Pictures appear in the records below; write out everything else exactly.

* Collection entries:

'''

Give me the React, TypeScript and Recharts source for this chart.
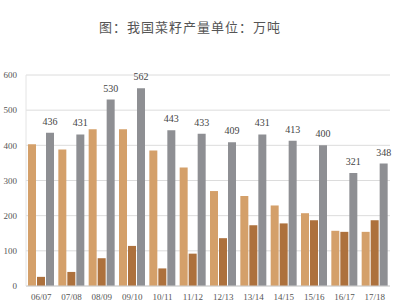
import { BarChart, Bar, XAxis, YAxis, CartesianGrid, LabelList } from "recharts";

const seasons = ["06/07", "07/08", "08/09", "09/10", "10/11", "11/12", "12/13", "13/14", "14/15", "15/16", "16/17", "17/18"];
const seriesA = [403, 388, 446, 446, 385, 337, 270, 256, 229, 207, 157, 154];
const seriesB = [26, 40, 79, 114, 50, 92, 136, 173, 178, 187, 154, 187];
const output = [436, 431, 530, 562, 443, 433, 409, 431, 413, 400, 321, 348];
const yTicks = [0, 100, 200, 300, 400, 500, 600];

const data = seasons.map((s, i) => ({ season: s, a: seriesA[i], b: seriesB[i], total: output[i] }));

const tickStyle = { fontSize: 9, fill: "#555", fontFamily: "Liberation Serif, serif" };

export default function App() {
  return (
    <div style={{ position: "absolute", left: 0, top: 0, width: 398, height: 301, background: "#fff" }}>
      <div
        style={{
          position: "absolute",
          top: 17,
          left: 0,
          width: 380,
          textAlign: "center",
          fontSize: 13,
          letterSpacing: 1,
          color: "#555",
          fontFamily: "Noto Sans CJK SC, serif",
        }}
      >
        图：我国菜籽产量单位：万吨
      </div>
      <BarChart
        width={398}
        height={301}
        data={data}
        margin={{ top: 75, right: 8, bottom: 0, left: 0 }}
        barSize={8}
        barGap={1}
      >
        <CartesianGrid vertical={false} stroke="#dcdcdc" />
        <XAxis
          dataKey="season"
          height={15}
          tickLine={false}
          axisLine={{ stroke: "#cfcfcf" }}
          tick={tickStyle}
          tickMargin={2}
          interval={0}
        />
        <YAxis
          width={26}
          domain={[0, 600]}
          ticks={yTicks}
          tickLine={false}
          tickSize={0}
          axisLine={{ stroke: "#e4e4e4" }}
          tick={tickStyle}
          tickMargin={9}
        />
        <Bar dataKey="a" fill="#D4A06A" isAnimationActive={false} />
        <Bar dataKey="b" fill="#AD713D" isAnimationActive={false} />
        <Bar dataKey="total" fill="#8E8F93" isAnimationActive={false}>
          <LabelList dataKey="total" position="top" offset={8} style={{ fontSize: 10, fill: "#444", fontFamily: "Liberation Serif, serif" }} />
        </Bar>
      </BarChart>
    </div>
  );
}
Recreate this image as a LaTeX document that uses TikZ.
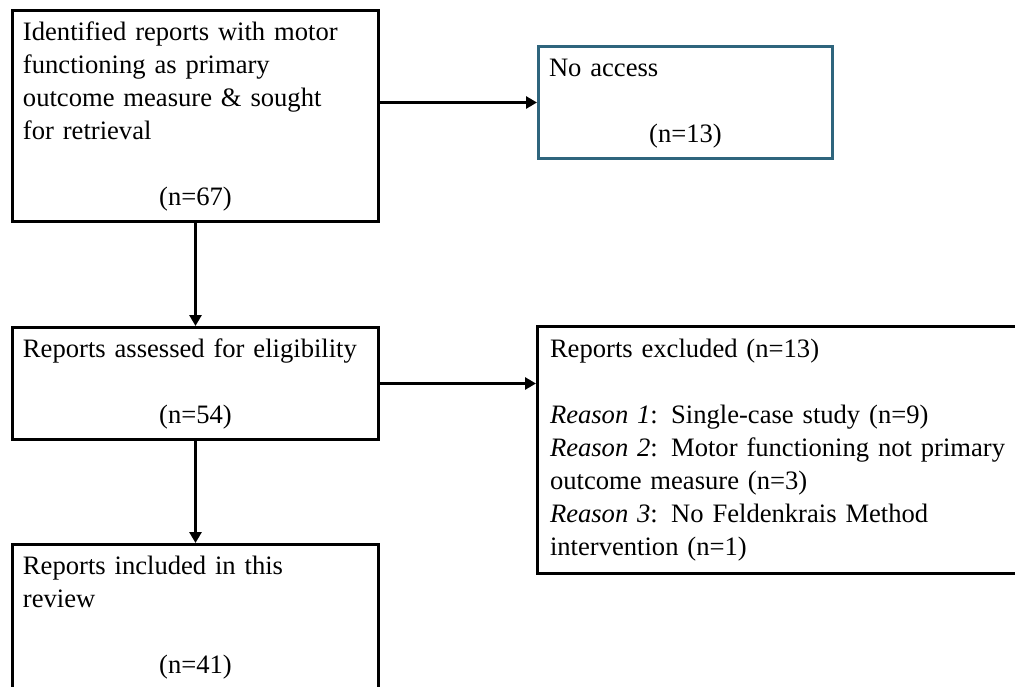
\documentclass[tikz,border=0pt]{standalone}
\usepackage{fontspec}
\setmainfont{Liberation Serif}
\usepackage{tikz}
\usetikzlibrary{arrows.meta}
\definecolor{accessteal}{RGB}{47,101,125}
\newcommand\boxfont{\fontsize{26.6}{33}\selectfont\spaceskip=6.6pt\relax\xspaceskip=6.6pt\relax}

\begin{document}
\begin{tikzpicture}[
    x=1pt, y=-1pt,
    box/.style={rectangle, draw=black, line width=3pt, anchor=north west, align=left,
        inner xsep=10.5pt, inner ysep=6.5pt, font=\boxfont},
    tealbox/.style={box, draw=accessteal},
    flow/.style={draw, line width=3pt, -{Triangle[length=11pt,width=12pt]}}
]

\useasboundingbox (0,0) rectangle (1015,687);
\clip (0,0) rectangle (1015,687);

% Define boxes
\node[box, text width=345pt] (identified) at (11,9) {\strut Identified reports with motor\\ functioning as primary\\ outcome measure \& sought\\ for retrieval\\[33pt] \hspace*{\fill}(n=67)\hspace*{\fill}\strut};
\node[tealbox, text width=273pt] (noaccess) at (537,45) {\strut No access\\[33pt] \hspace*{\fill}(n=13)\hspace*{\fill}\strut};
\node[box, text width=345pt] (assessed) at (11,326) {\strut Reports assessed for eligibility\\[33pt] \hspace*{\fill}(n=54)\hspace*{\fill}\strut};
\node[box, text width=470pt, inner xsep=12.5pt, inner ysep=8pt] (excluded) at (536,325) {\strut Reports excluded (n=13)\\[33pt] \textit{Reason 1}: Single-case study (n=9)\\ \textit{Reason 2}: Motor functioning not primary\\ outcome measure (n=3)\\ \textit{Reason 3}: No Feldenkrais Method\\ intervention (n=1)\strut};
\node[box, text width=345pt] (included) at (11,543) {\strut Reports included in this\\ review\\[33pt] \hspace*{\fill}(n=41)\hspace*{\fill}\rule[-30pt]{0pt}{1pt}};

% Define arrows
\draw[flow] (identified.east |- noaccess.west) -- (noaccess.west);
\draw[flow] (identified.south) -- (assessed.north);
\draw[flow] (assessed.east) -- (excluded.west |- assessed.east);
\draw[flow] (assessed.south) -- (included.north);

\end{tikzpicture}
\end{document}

'''

* FINISHED ANSWER:
Give me the React, TypeScript and Recharts source for this chart.
import { BarChart, Bar, XAxis, YAxis, CartesianGrid, LabelList } from "recharts";

const seasons = ["06/07", "07/08", "08/09", "09/10", "10/11", "11/12", "12/13", "13/14", "14/15", "15/16", "16/17", "17/18"];
const seriesA = [403, 388, 446, 446, 385, 337, 270, 256, 229, 207, 157, 154];
const seriesB = [26, 40, 79, 114, 50, 92, 136, 173, 178, 187, 154, 187];
const output = [436, 431, 530, 562, 443, 433, 409, 431, 413, 400, 321, 348];
const yTicks = [0, 100, 200, 300, 400, 500, 600];

const data = seasons.map((s, i) => ({ season: s, a: seriesA[i], b: seriesB[i], total: output[i] }));

const tickStyle = { fontSize: 9, fill: "#555", fontFamily: "Liberation Serif, serif" };

export default function App() {
  return (
    <div style={{ position: "absolute", left: 0, top: 0, width: 398, height: 301, background: "#fff" }}>
      <div
        style={{
          position: "absolute",
          top: 17,
          left: 0,
          width: 380,
          textAlign: "center",
          fontSize: 13,
          letterSpacing: 1,
          color: "#555",
          fontFamily: "Noto Sans CJK SC, serif",
        }}
      >
        图：我国菜籽产量单位：万吨
      </div>
      <BarChart
        width={398}
        height={301}
        data={data}
        margin={{ top: 75, right: 8, bottom: 0, left: 0 }}
        barSize={8}
        barGap={1}
      >
        <CartesianGrid vertical={false} stroke="#dcdcdc" />
        <XAxis
          dataKey="season"
          height={15}
          tickLine={false}
          axisLine={{ stroke: "#cfcfcf" }}
          tick={tickStyle}
          tickMargin={2}
          interval={0}
        />
        <YAxis
          width={26}
          domain={[0, 600]}
          ticks={yTicks}
          tickLine={false}
          tickSize={0}
          axisLine={{ stroke: "#e4e4e4" }}
          tick={tickStyle}
          tickMargin={9}
        />
        <Bar dataKey="a" fill="#D4A06A" isAnimationActive={false} />
        <Bar dataKey="b" fill="#AD713D" isAnimationActive={false} />
        <Bar dataKey="total" fill="#8E8F93" isAnimationActive={false}>
          <LabelList dataKey="total" position="top" offset={8} style={{ fontSize: 10, fill: "#444", fontFamily: "Liberation Serif, serif" }} />
        </Bar>
      </BarChart>
    </div>
  );
}
Recreate this image as a LaTeX document that uses TikZ.
\documentclass[tikz,border=0pt]{standalone}
\usepackage{fontspec}
\setmainfont{Liberation Serif}
\usepackage{tikz}
\usetikzlibrary{arrows.meta}
\definecolor{accessteal}{RGB}{47,101,125}
\newcommand\boxfont{\fontsize{26.6}{33}\selectfont\spaceskip=6.6pt\relax\xspaceskip=6.6pt\relax}

\begin{document}
\begin{tikzpicture}[
    x=1pt, y=-1pt,
    box/.style={rectangle, draw=black, line width=3pt, anchor=north west, align=left,
        inner xsep=10.5pt, inner ysep=6.5pt, font=\boxfont},
    tealbox/.style={box, draw=accessteal},
    flow/.style={draw, line width=3pt, -{Triangle[length=11pt,width=12pt]}}
]

\useasboundingbox (0,0) rectangle (1015,687);
\clip (0,0) rectangle (1015,687);

% Define boxes
\node[box, text width=345pt] (identified) at (11,9) {\strut Identified reports with motor\\ functioning as primary\\ outcome measure \& sought\\ for retrieval\\[33pt] \hspace*{\fill}(n=67)\hspace*{\fill}\strut};
\node[tealbox, text width=273pt] (noaccess) at (537,45) {\strut No access\\[33pt] \hspace*{\fill}(n=13)\hspace*{\fill}\strut};
\node[box, text width=345pt] (assessed) at (11,326) {\strut Reports assessed for eligibility\\[33pt] \hspace*{\fill}(n=54)\hspace*{\fill}\strut};
\node[box, text width=470pt, inner xsep=12.5pt, inner ysep=8pt] (excluded) at (536,325) {\strut Reports excluded (n=13)\\[33pt] \textit{Reason 1}: Single-case study (n=9)\\ \textit{Reason 2}: Motor functioning not primary\\ outcome measure (n=3)\\ \textit{Reason 3}: No Feldenkrais Method\\ intervention (n=1)\strut};
\node[box, text width=345pt] (included) at (11,543) {\strut Reports included in this\\ review\\[33pt] \hspace*{\fill}(n=41)\hspace*{\fill}\rule[-30pt]{0pt}{1pt}};

% Define arrows
\draw[flow] (identified.east |- noaccess.west) -- (noaccess.west);
\draw[flow] (identified.south) -- (assessed.north);
\draw[flow] (assessed.east) -- (excluded.west |- assessed.east);
\draw[flow] (assessed.south) -- (included.north);

\end{tikzpicture}
\end{document}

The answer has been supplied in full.